The type of complexants used depend on the nickel concentration and the chemical structure of the complexing agents themselves. Some formulations may use a single complexant, whilst others use combinations to maintain a low concentration of free nickel ions. Commonly used complexants include glycolic or lactic acid for acid-based solutions, and ammonium hydroxide for alkaline solutions. These are contained in the nickel replenisher solution to make bath management simpler.

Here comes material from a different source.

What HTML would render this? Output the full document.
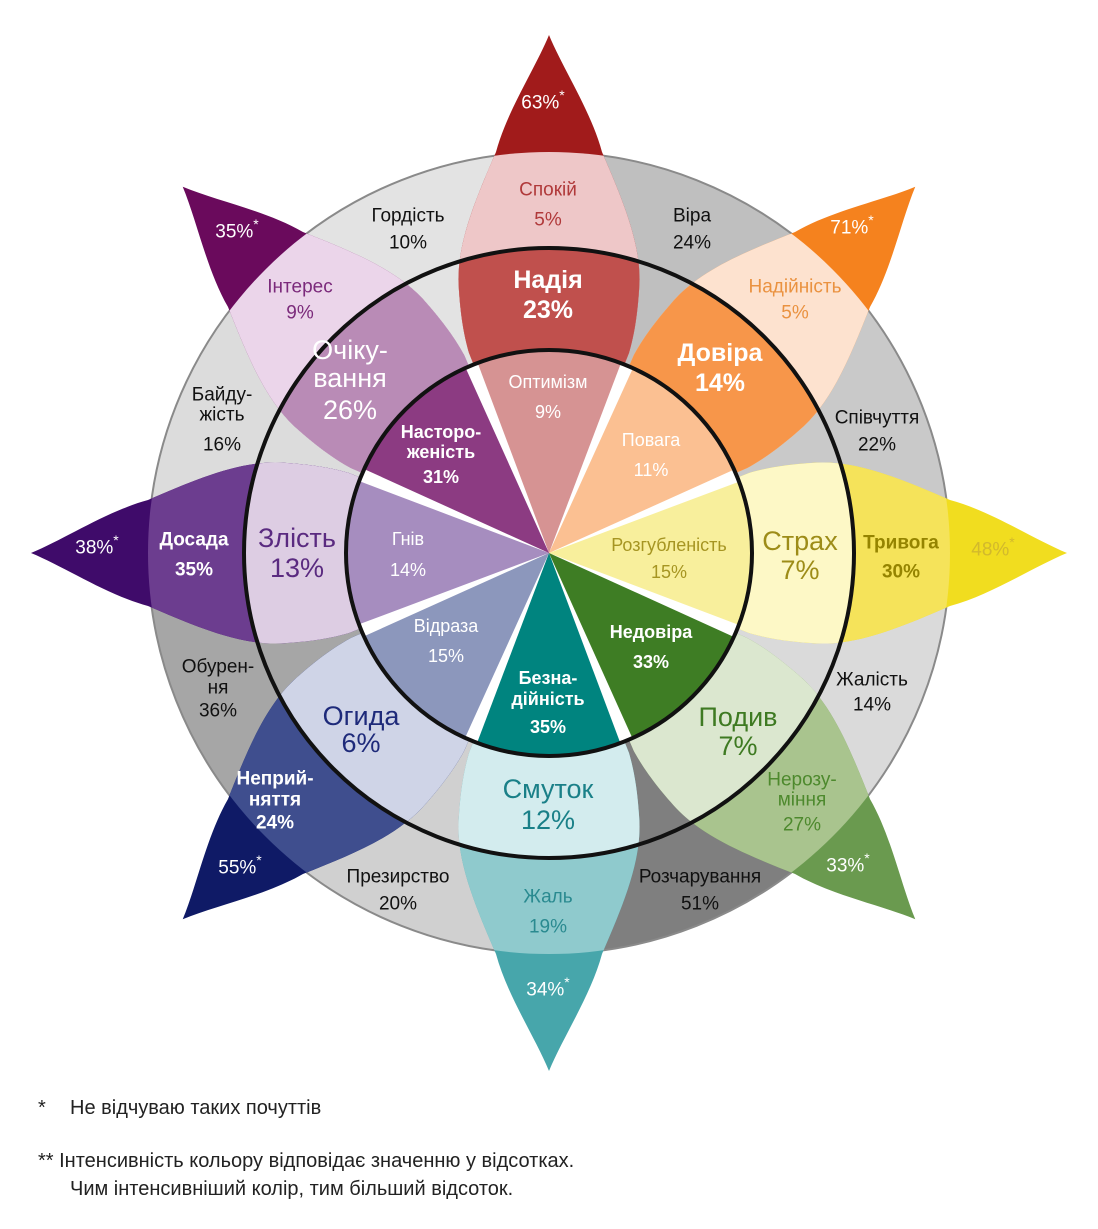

Hydrogen ions produced during plating causes the pH of the solution to decrease. Since pH is a major factor in controlling deposition rate and the phosphorus content of the deposit, it must be stabilized using buffers. Common buffers include acetic or propionic acids and their salts. These acids also increase the deposition rate. Even when using buffer agents, there is a slow fall in pH as plating occurs, which may be corrected by specific chemical additions or by replacement of the bath components through additions of the component chemistries.
Stabilizers are used to prevent spontaneous decomposition of the plating solutions. Traditionally, these included heavy metals such as lead or cadmium at very low concentrations (<1ppm). To comply with new RoHS regulations, the heavy metals in most commercial formulations have been substituted with compounds such as molybdate or iodates.
Electroless Nickel Plating Process
The step-by-step process for electroless nickel plating is as follows:
- The metal is submerged in a series of pre-treatment baths. Each of these baths contains specific chemicals that remove oil, grease, dirt and other pollutants on the metal surface. This improves the adhesion of the deposits onto the substrate surface. The cleansing chemicals used depend upon the surface material.
- After cleaning, certain metal substrates require further treatment in an aqueous zincate solution. This tends to be a proprietary solution supplied by the electroless nickel chemistry manufacturer.
- Once immersed in the plating solution, nickel and phosphorus ions are deposited onto the metal substrate surface.
- Depending upon how thick the surface needs to be, the deposition process can be carried out from between 5 microns to 25 microns per hour.
- Once the desired plating thickness is achieved, the substrate is removed from the plating solution and inspected.
Industries that Extensively Use Electroless Nickel Plating
- Automotive: Cylinders, gears, shock absorbers, brake pistons, heat sinks, etc.
- Aviation and Aerospace: Components for rockets and satellites, valves, rams pistons, etc.
- Chemical Processing: Mixing blades, filter units, heat exchangers, pump housings, impellers, etc.
- Petroleum and Gas: Plugs, gates, balls and other valve components, pipe fittings, barrels, pumps, packers, etc.
- Plastic Manufacturing: Injection molds and dies, low and blow molding for plastics components, rollers, extruders, etc.
- Textiles: Machine parts, threaded guides, spinnerets, printing cylinders, etc.
- Food and Pharmaceuticals: Food molds, food processing machinery components, capsule machinery dies, etc.